During the 1960s, she worked on President Lyndon B. Johnson's War on Poverty and in 1967 attended the White House Conference on Children and Youth.

As an opponent of the Vietnam War and an outspoken supporter of civil rights, Ms. Kolodner and her children attended many civil rights and anti-war protests locally and in Washington.

On Oct. 21, 1967, Ms. Kolodner and her children, accompanied by a 13-year-old cousin, Steve Frenkil, gathered at the War Memorial to board a bus for Washington, where they joined the 100,000 Vietnam War protesters who had gathered there.

“My dad didn't want me to go by because he was worried about me getting lost in the crowd, but my cousin Ferne thought it was a good idea, and I wanted to go,” said Mr. Frenkil, a Miles & Stockbridge lawyer who lives in Pikesville.

“So I told him I was spending the day with the Kolodners rather than 100,000 other people,” he said with a laugh. “I wanted to go, and it got me out there thinking about issues. That's what Ferne did: She got people involved and aware of social issues.”

In an email, Mr. Frenkil wrote, “Her role in taking us to the march reflects that she lived her beliefs through activism at a time when the anti-war movement was far from popular, especially among her contemporaries.”

Ms. Kolodner was divorced in 1967 and found herself a single mother faced with raising three children. In 1968, she began working on social policy issues in the commissioner's office of the Social Security Administration in Woodlawn. She also served as a consultant to Baltimore's public schools.

She retired from the SSA in the 1980s.

An artist who frequently displayed her work at the Druid Hill Park Art Show, Ms. Kolodner studied with Baltimore artist Josh Fendell.

Ms. Kolodner was also supportive of the work of another son, Nathan K. Kolodner, who was a president of the Gay Men's Health Crisis, an art dealer and director of the Andre Emmerich Gallery in Manhattan. He died in 1989 of AIDS-related causes.

Ms.
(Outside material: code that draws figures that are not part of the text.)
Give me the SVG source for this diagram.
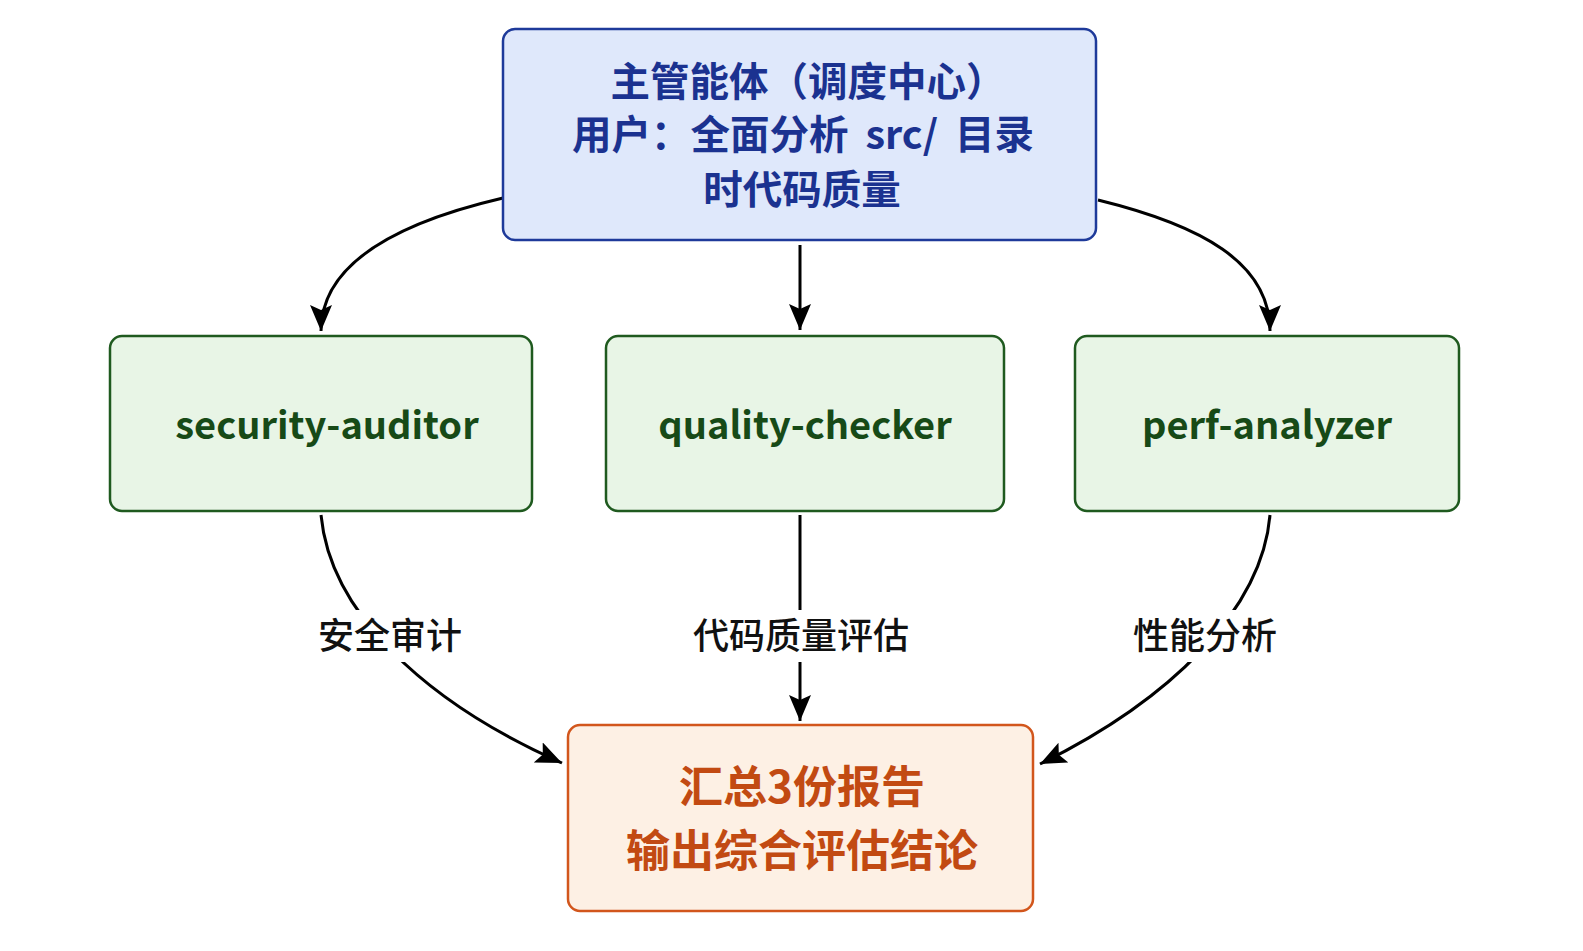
<svg xmlns="http://www.w3.org/2000/svg" width="1583" height="951" viewBox="0 0 1583 951">
<defs>
<marker id="arr" markerUnits="userSpaceOnUse" markerWidth="30" markerHeight="26" refX="26" refY="11" orient="auto">
<path d="M0,0 L26,11 L0,22 L5,11 z" fill="#000"/>
</marker>
<style>
.top rect{fill:#dfe8fb;stroke:#1e3a9a;stroke-width:2.5}
.top text{fill:#1b3290;font-family:"Noto Sans CJK SC","Noto Sans",sans-serif;font-weight:700;font-size:39.5px;text-anchor:middle}
.agent rect{fill:#e8f5e6;stroke:#1f5a1f;stroke-width:2.5}
.agent text{fill:#174a17;font-family:"Noto Sans CJK SC","Noto Sans",sans-serif;font-weight:700;font-size:38px;text-anchor:middle}
.out rect{fill:#fdf0e4;stroke:#d2561c;stroke-width:2.5}
.out text{fill:#c24a12;font-family:"Noto Sans CJK SC","Noto Sans",sans-serif;font-weight:700;font-size:44px;text-anchor:middle}
.edge{fill:none;stroke:#000;stroke-width:3;marker-end:url(#arr)}
.lbl rect{fill:#fff}
.lbl text{fill:#111;font-family:"Noto Sans CJK SC","Noto Sans",sans-serif;font-weight:500;font-size:36px;text-anchor:middle}
</style>
</defs>
<rect width="1583" height="951" fill="#fff"/>
<g id="connectors">
<path class="edge" d="M503,198 C400,222 321,262 321,331"/>
<path class="edge" d="M800,245 L800,330"/>
<path class="edge" d="M1098,200 C1200,225 1270,262 1270,331"/>
<path class="edge" d="M321,515 C330,610 420,700 562,763"/>
<path class="edge" d="M800,515 L800,721"/>
<path class="edge" d="M1270,515 C1262,610 1170,700 1040,764"/>
<g class="lbl">
<rect x="312" y="610" width="156" height="52"/>
<text x="390" y="649">安全审计</text>
<rect x="686" y="610" width="228" height="52"/>
<text x="801" y="649">代码质量评估</text>
<rect x="1126" y="610" width="156" height="52"/>
<text x="1205" y="649">性能分析</text>
</g>
</g>
<g id="node-supervisor" class="top">
<rect x="503" y="29" width="593" height="211" rx="12"/>
<text x="808" y="96">主管能体（调度中心）</text>
<text x="803" y="149" word-spacing="8">用户：全面分析 src/ 目录</text>
<text x="802" y="204">时代码质量</text>
</g>
<g id="node-security" class="agent">
<rect x="110" y="336" width="422" height="175" rx="12"/>
<text x="327" y="439">security-auditor</text>
</g>
<g id="node-quality" class="agent">
<rect x="606" y="336" width="398" height="175" rx="12"/>
<text x="805" y="439">quality-checker</text>
</g>
<g id="node-perf" class="agent">
<rect x="1075" y="336" width="384" height="175" rx="12"/>
<text x="1267" y="439">perf-analyzer</text>
</g>
<g id="node-summary" class="out">
<rect x="568" y="725" width="465" height="186" rx="12"/>
<text x="802" y="803">汇总3份报告</text>
<text x="802" y="867">输出综合评估结论</text>
</g>
</svg>
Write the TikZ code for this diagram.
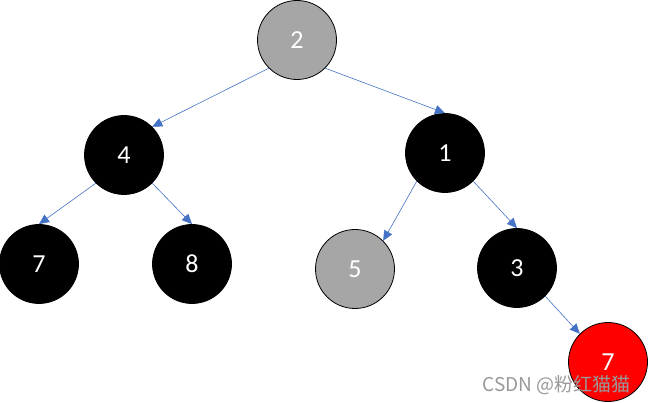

Kolodner was an avid gardener and planted more than 100 roses at her Mount Washington home, Kirk Kolodner said.

She later moved to a townhouse in Bolton Hill that she had landscaped in ornamental grasses by the internationally known landscape architect Wolfgang Oehme.

Before moving to Roland Park Place a decade ago, she had lived at the Warrington Condominiums in Guilford.

She was a longtime active member of Har Sinai Temple.

Services were held Jan. 17 at Sol Levinson & Bros. in Pikesville.

She is also survived by another son, Kenneth B. Kolodner of Guilford; a brother, Nelson Kandel of Ruxton; and four grandchildren.